Photo Credit: Jonathan Wray

Izette Felthun, Luxurious Nude, Naked Raku H 16 x W 45 x D 16 cm

Izette Felthun, Luxurious Nude, Naked Raku H 16 x W 45 x D 16 cm Photo Credit: Jonathan Wray

CONTEMPORARY AUSTRALIAN CERAMICS

CLARE UNGER, DANA LUNDMARK, IZETTE FELTHUN, SHANNON GARSON

20 JUNE - 18 JULY 2015

10AM - 4PM TUESDAY TO SATURDAY

SHANNON GARSON

Shannon Garson is an Australian ceramic artist specialising in thrown, decorated porcelain.

These “Empty Pool” bowls are porcelain pairs, a teabowl nestled into an open bowl. The drawing migrates between the two, the space filling and emptying, echoing the inexorable rhythm of the tides as they ebb and flow over the pools and hollows on the shoreline.

Shannon Garson is the President of The Australian Ceramics Association. Shannon’s studio is based in a small rural town in the hinterland of the Sunshine Coast, Queensland.

DANA LUNDMARK

My boats and the people on board offer a glimpse of human drama, suffering and hope.

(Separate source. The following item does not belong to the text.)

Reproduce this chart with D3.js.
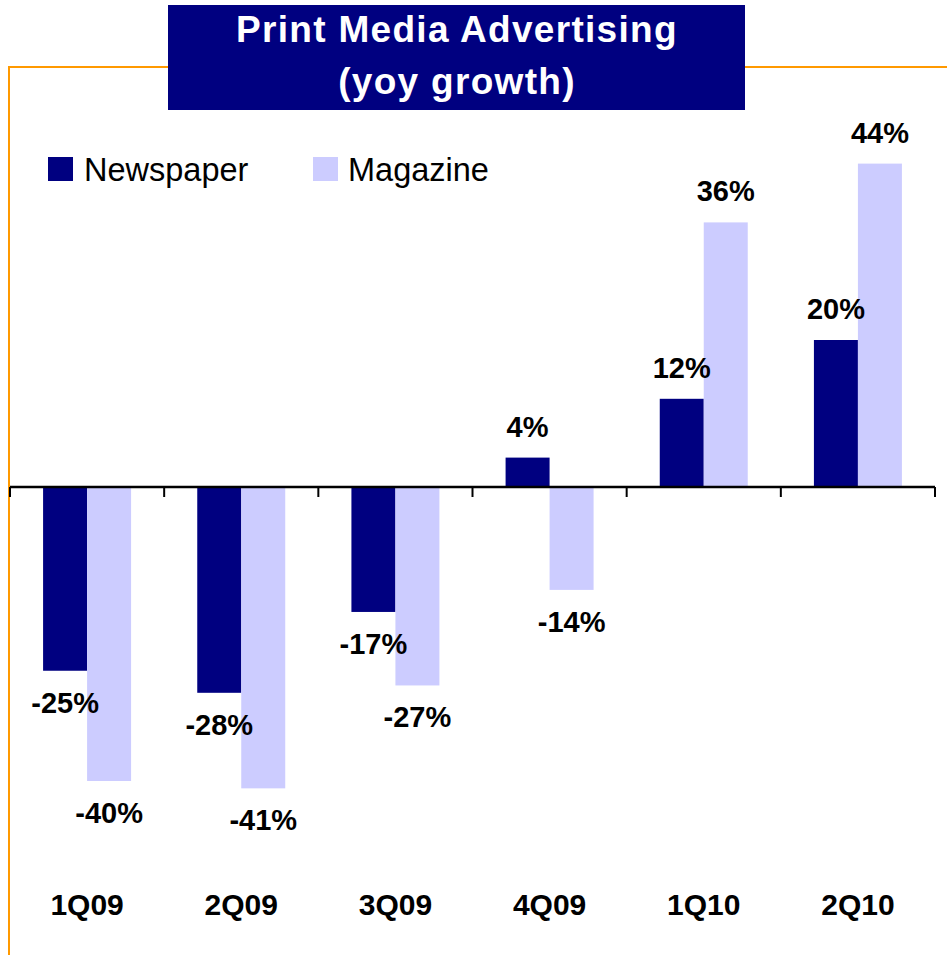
<!DOCTYPE html>
<html>
<head>
<meta charset="utf-8">
<script src="https://cdn.jsdelivr.net/npm/d3@7"></script>
<style>
  html, body { margin: 0; padding: 0; background: #fff; }
  svg { display: block; }
  text { font-family: "Liberation Sans", Arial, sans-serif; }
</style>
</head>
<body>
<svg id="chart" width="947" height="955"></svg>
<script>
// Quarterly year-over-year growth in print advertising (%)
const quarters = ["1Q09", "2Q09", "3Q09", "4Q09", "1Q10", "2Q10"];
const seriesNames = ["Newspaper", "Magazine"];
const newspaper = [-25, -28, -17, 4, 12, 20];
const magazine = [-40, -41, -27, -14, 36, 44];
const titleLines = ["Print Media Advertising", "(yoy growth)"];

const colors = { Newspaper: "#000080", Magazine: "#CCCCFF" };
const navy = "#000080";
const orange = "#FF9900";

const svg = d3.select("#chart");

const rows = quarters.map((q, i) => ({
  q,
  values: [
    { series: "Newspaper", value: newspaper[i] },
    { series: "Magazine", value: magazine[i] }
  ]
}));

// Scales
const x0 = d3.scaleBand().domain(quarters).range([10, 935]).padding(0);
const x1 = d3.scaleBand().domain(seriesNames)
  .range([0, x0.bandwidth()]).paddingInner(0).paddingOuter(0.752);
const y = d3.scaleLinear().domain([-50, 50]).range([854.5, 119.5]);

// Orange frame (top rule and left rule)
svg.append("line").attr("x1", 8).attr("x2", 947).attr("y1", 67).attr("y2", 67)
  .attr("stroke", orange).attr("stroke-width", 2);
svg.append("line").attr("x1", 9).attr("x2", 9).attr("y1", 66).attr("y2", 955)
  .attr("stroke", orange).attr("stroke-width", 2);

// Title box
svg.append("rect").attr("x", 168).attr("y", 5).attr("width", 577).attr("height", 105)
  .attr("fill", navy);
svg.append("g").selectAll("text").data(titleLines).join("text")
  .attr("x", 457).attr("y", (d, i) => 42 + i * 52)
  .attr("text-anchor", "middle")
  .attr("fill", "#fff")
  .attr("font-weight", "bold")
  .attr("font-size", 37)
  .attr("letter-spacing", 1.3)
  .text(d => d);

// Legend
const legendPos = [{ sx: 48, tx: 84 }, { sx: 313, tx: 348 }];
const legend = svg.append("g").selectAll("g").data(seriesNames).join("g");
legend.append("rect")
  .attr("x", (d, i) => legendPos[i].sx).attr("y", 157)
  .attr("width", 25).attr("height", 24)
  .attr("fill", d => colors[d]);
legend.append("text")
  .attr("x", (d, i) => legendPos[i].tx).attr("y", 181)
  .attr("font-size", 32.5)
  .attr("fill", "#000")
  .text(d => d);

// Bars
const groups = svg.append("g").selectAll("g").data(rows).join("g")
  .attr("transform", d => `translate(${x0(d.q)},0)`);

groups.selectAll("rect").data(d => d.values).join("rect")
  .attr("x", d => x1(d.series))
  .attr("width", x1.bandwidth())
  .attr("y", d => y(Math.max(0, d.value)))
  .attr("height", d => Math.abs(y(d.value) - y(0)))
  .attr("fill", d => colors[d.series]);

// Value labels
groups.selectAll("text").data(d => d.values).join("text")
  .attr("x", d => x1(d.series) + x1.bandwidth() / 2)
  .attr("y", d => d.value >= 0 ? y(d.value) - 21 : y(d.value) + 42)
  .attr("text-anchor", "middle")
  .attr("font-weight", "bold")
  .attr("font-size", 29)
  .attr("fill", "#000")
  .text(d => d.value + "%");

// Zero axis with ticks at category boundaries
const axisG = svg.append("g").attr("transform", `translate(0,${y(0)})`);
axisG.append("line").attr("x1", 10).attr("x2", 935).attr("y1", 0).attr("y2", 0)
  .attr("stroke", "#000").attr("stroke-width", 2.5);
const boundaries = quarters.map(q => x0(q)).concat([x0(quarters[quarters.length - 1]) + x0.bandwidth()]);
axisG.selectAll("line.tick").data(boundaries).join("line")
  .attr("class", "tick")
  .attr("x1", d => d).attr("x2", d => d)
  .attr("y1", 0).attr("y2", 10)
  .attr("stroke", "#000").attr("stroke-width", 2);

// Category labels along the bottom
svg.append("g").selectAll("text").data(quarters).join("text")
  .attr("x", d => x0(d) + x0.bandwidth() / 2)
  .attr("y", 915)
  .attr("text-anchor", "middle")
  .attr("font-weight", "bold")
  .attr("font-size", 30)
  .attr("fill", "#000")
  .text(d => d);
</script>
</body>
</html>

By presenting the viewer with people in different stances and expressing different emotions through their body language, I invite the viewer to look carefully and imagine what makes a person decide to embark on such risky ventures and to endure such perilous journeys.

All my figures are hand-built in clay, fired and glazed. No figure is identical, and none is perfect, as no human is.

The figures are attached to the boat that in itself appears to be a risk as it may or may not be seaworthy, symbolising the uncertain outcome of the voyage.

In other words, the people all have a dream of a better future that may or may not happen.

CLARE UNGER

Cocoons have provided the inspiration for the forms I have created, while ideas such as transformation, emergence, change and metamorphosis are the underlying concepts that I am exploring.

All the work is  made from ‘fragments’.  Some fragments of clay are printed with photographs of places from my childhood and text from old school reports.  Other fragments are imprinted with the texture of various fabrics or the fabric itself  has been fired onto the surface.

By constructing my work in this way I try to piece together and understand different aspects of my own personal history.  I hope to symbolically represent the many complex layers of history , the people, the places and the memories, which shape me.  I hope to reflect on the generations that preceded me and those that will follow.

IZETTE FELTHUN

The female form has always been a focus of my ceramic endeavours. My work explores an understanding of my identity as both an artist and a woman. I attempt to both parody and celebrate the image of woman.

My interest lies in creating abstract sculptures, which have a sense of movement correlating to the human torso.

I use the vessel and slip cast forms to question perception and representation. I concentrate on simple forms, which sometimes emphasize the relationship between internal and external space, or the movement or stillness within the form.

I present the female nude, not as an ideal body, but rather as an expression about modern ideas about the body. My goal is to break with the ideal beauty of classical sculptures of the past and to find a new relationship between art and the perceptions of the female body today.